## WORK TO DO
Copy each line holding the string "matplotlib".

--- START ENTRIES PROVIDED ---

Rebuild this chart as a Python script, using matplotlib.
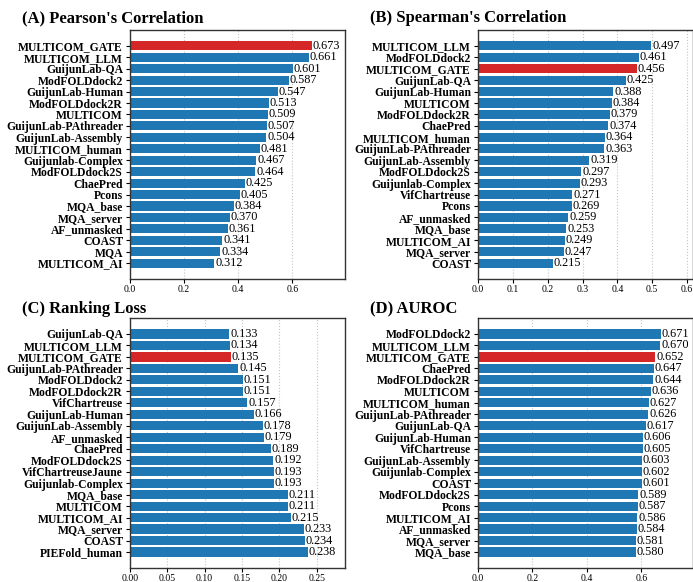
import matplotlib
matplotlib.use("Agg")
import matplotlib.pyplot as plt

plt.rcParams['font.family'] = ['Liberation Serif', 'DejaVu Serif']

highlight = "MULTICOM_GATE"

pearson_names = ["MULTICOM_GATE", "MULTICOM_LLM", "GuijunLab-QA", "ModFOLDdock2",
                 "GuijunLab-Human", "ModFOLDdock2R", "MULTICOM", "GuijunLab-PAthreader",
                 "GuijunLab-Assembly", "MULTICOM_human", "Guijunlab-Complex", "ModFOLDdock2S",
                 "ChaePred", "Pcons", "MQA_base", "MQA_server", "AF_unmasked", "COAST",
                 "MQA", "MULTICOM_AI"]
pearson_vals = [0.673, 0.661, 0.601, 0.587, 0.547, 0.513, 0.509, 0.507, 0.504, 0.481,
                0.467, 0.464, 0.425, 0.405, 0.384, 0.370, 0.361, 0.341, 0.334, 0.312]

spearman_names = ["MULTICOM_LLM", "ModFOLDdock2", "MULTICOM_GATE", "GuijunLab-QA",
                  "GuijunLab-Human", "MULTICOM", "ModFOLDdock2R", "ChaePred",
                  "MULTICOM_human", "GuijunLab-PAthreader", "GuijunLab-Assembly",
                  "ModFOLDdock2S", "Guijunlab-Complex", "VifChartreuse", "Pcons",
                  "AF_unmasked", "MQA_base", "MULTICOM_AI", "MQA_server", "COAST"]
spearman_vals = [0.497, 0.461, 0.456, 0.425, 0.388, 0.384, 0.379, 0.374, 0.364, 0.363,
                 0.319, 0.297, 0.293, 0.271, 0.269, 0.259, 0.253, 0.249, 0.247, 0.215]

loss_names = ["GuijunLab-QA", "MULTICOM_LLM", "MULTICOM_GATE", "GuijunLab-PAthreader",
              "ModFOLDdock2", "ModFOLDdock2R", "VifChartreuse", "GuijunLab-Human",
              "GuijunLab-Assembly", "AF_unmasked", "ChaePred", "ModFOLDdock2S",
              "VifChartreuseJaune", "Guijunlab-Complex", "MQA_base", "MULTICOM",
              "MULTICOM_AI", "MQA_server", "COAST", "PIEFold_human"]
loss_vals = [0.133, 0.134, 0.135, 0.145, 0.151, 0.151, 0.157, 0.166, 0.178, 0.179,
             0.189, 0.192, 0.193, 0.193, 0.211, 0.211, 0.215, 0.233, 0.234, 0.238]

auroc_names = ["ModFOLDdock2", "MULTICOM_LLM", "MULTICOM_GATE", "ChaePred",
               "ModFOLDdock2R", "MULTICOM", "MULTICOM_human", "GuijunLab-PAthreader",
               "GuijunLab-QA", "GuijunLab-Human", "VifChartreuse", "GuijunLab-Assembly",
               "Guijunlab-Complex", "COAST", "ModFOLDdock2S", "Pcons", "MULTICOM_AI",
               "AF_unmasked", "MQA_server", "MQA_base"]
auroc_vals = [0.671, 0.670, 0.652, 0.647, 0.644, 0.636, 0.627, 0.626, 0.617, 0.606,
              0.605, 0.603, 0.602, 0.601, 0.589, 0.587, 0.586, 0.584, 0.581, 0.580]


def draw_panel(ax, names, vals, xmax, ticks, fmt):
    colors = ['#d62728' if n == highlight else '#1f77b4' for n in names]
    pos = list(range(len(names)))
    ax.barh(pos, vals, height=0.8, color=colors, zorder=2)
    for p, v in zip(pos, vals):
        ax.text(v + xmax * 0.004, p, f"{v:.3f}", va='center', ha='left', fontsize=8.8)
    ax.set_yticks(pos)
    ax.set_yticklabels(names, fontsize=8.4, fontweight='bold')
    ax.invert_yaxis()
    ax.set_xlim(0, xmax)
    ax.set_xticks(ticks)
    ax.set_xticklabels([fmt.format(t) for t in ticks], fontsize=7)
    ax.grid(axis='x', linestyle=':', color='#c4c4c4', linewidth=0.8, zorder=0)
    ax.tick_params(axis='both', length=3, width=0.8, pad=2)
    ax.tick_params(axis='x', pad=1.5)
    for s in ax.spines.values():
        s.set_color('#333333')
        s.set_linewidth(1.0)


fig = plt.figure(figsize=(6.93, 5.82), dpi=100)
W, H = 693, 582


def add_ax(left, top, width, height):
    return fig.add_axes([left / W, 1 - (top + height) / H, width / W, height / H])


ax_a = add_ax(130, 30, 215, 249)
ax_b = add_ax(478, 30, 215, 249)
ax_c = add_ax(130, 318, 215, 250)
ax_d = add_ax(478, 318, 215, 250)

draw_panel(ax_a, pearson_names, pearson_vals, 0.795, [0.0, 0.2, 0.4, 0.6], "{:.1f}")
draw_panel(ax_b, spearman_names, spearman_vals, 0.617,
           [0.0, 0.1, 0.2, 0.3, 0.4, 0.5, 0.6], "{:.1f}")
draw_panel(ax_c, loss_names, loss_vals, 0.288,
           [0.0, 0.05, 0.10, 0.15, 0.20, 0.25], "{:.2f}")
draw_panel(ax_d, auroc_names, auroc_vals, 0.79, [0.0, 0.2, 0.4, 0.6], "{:.1f}")

titles = [("(A) Pearson's Correlation", 22, 18), ("(B) Spearman's Correlation", 370, 18),
          ("(C) Ranking Loss", 22, 309), ("(D) AUROC", 370, 309)]
for t, x, y in titles:
    fig.text(x / W, 1 - y / H, t, fontsize=12, fontweight='bold', va='center', ha='left')

fig.savefig("out.png", dpi=100)
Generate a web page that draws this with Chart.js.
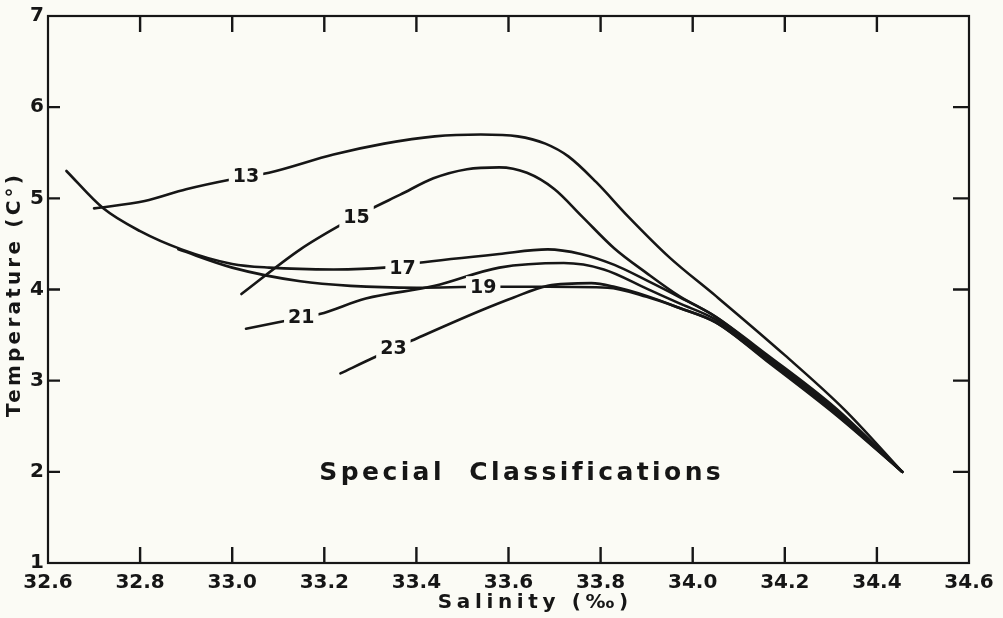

--- END ENTRIES PROVIDED ---

## EXERCISE RESULT
Rebuild this chart as a Python script, using matplotlib.
import matplotlib
matplotlib.use("Agg")
import matplotlib.pyplot as plt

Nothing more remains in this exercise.